** Begin **

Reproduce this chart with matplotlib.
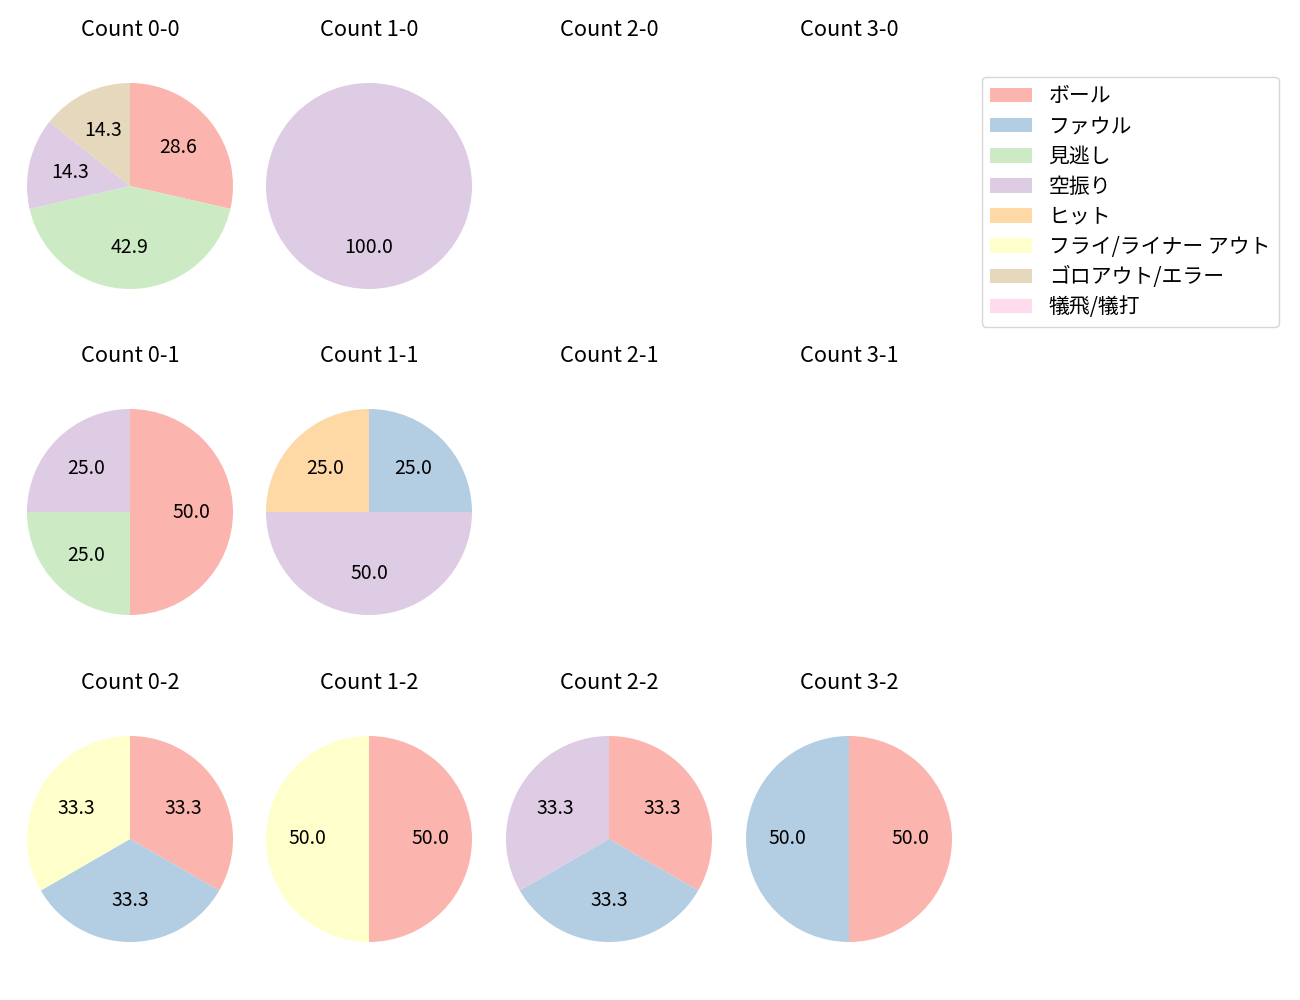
import matplotlib.pyplot as plt
from matplotlib.patches import Patch

plt.rcParams['font.family'] = ['Noto Sans CJK JP', 'DejaVu Sans']
plt.rcParams['font.size'] = 14

categories = ["ボール", "ファウル", "見逃し", "空振り", "ヒット",
              "フライ/ライナー アウト", "ゴロアウト/エラー", "犠飛/犠打"]
colors = plt.get_cmap("Pastel1").colors[:8]

# pitch result counts per ball-strike count, same order as categories
counts = {
    "0-0": [2, 0, 3, 1, 0, 0, 1, 0],
    "1-0": [0, 0, 0, 1, 0, 0, 0, 0],
    "2-0": [0, 0, 0, 0, 0, 0, 0, 0],
    "3-0": [0, 0, 0, 0, 0, 0, 0, 0],
    "0-1": [2, 0, 1, 1, 0, 0, 0, 0],
    "1-1": [0, 1, 0, 2, 1, 0, 0, 0],
    "2-1": [0, 0, 0, 0, 0, 0, 0, 0],
    "3-1": [0, 0, 0, 0, 0, 0, 0, 0],
    "0-2": [1, 1, 0, 0, 0, 1, 0, 0],
    "1-2": [1, 0, 0, 0, 0, 1, 0, 0],
    "2-2": [1, 1, 0, 1, 0, 0, 0, 0],
    "3-2": [1, 1, 0, 0, 0, 0, 0, 0],
}

W, H = 1300, 1000
fig = plt.figure(figsize=(13, 10), dpi=100)

col_x = [130, 369, 609, 849]
row_y = [186, 512, 839]
radius_px = 103
ax_w, ax_h = 227, 288

for r in range(3):
    for c in range(4):
        key = f"{c}-{r}"
        cx, cy = col_x[c], row_y[r]
        ax = fig.add_axes([(cx - ax_w / 2) / W, 1 - (cy + ax_h / 2) / H, ax_w / W, ax_h / H])
        vals = counts[key]
        if sum(vals) > 0:
            idx = [i for i, v in enumerate(vals) if v > 0]
            ax.pie([vals[i] for i in idx], colors=[colors[i] for i in idx],
                   startangle=90, counterclock=False, autopct="%.1f")
        ax.set_xlim(-(ax_w / 2) / radius_px, (ax_w / 2) / radius_px)
        ax.set_ylim(-(ax_h / 2) / radius_px, (ax_h / 2) / radius_px)
        ax.set_aspect("equal")
        ax.axis("off")
        ax.set_title(f"Count {key}", fontsize=15.7, pad=4.5)

handles = [Patch(facecolor=col, label=lab) for col, lab in zip(colors, categories)]
fig.legend(handles=handles, loc="upper left", bbox_to_anchor=(982 / W, 1 - 77 / H),
           borderaxespad=0, fontsize=15, labelspacing=0.39)

fig.savefig("out.png", dpi=100)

** End **

Gather each line of the listing that holds the string "matplotlib".

Result below:
Reproduce this chart with matplotlib.
import matplotlib.pyplot as plt
from matplotlib.patches import Patch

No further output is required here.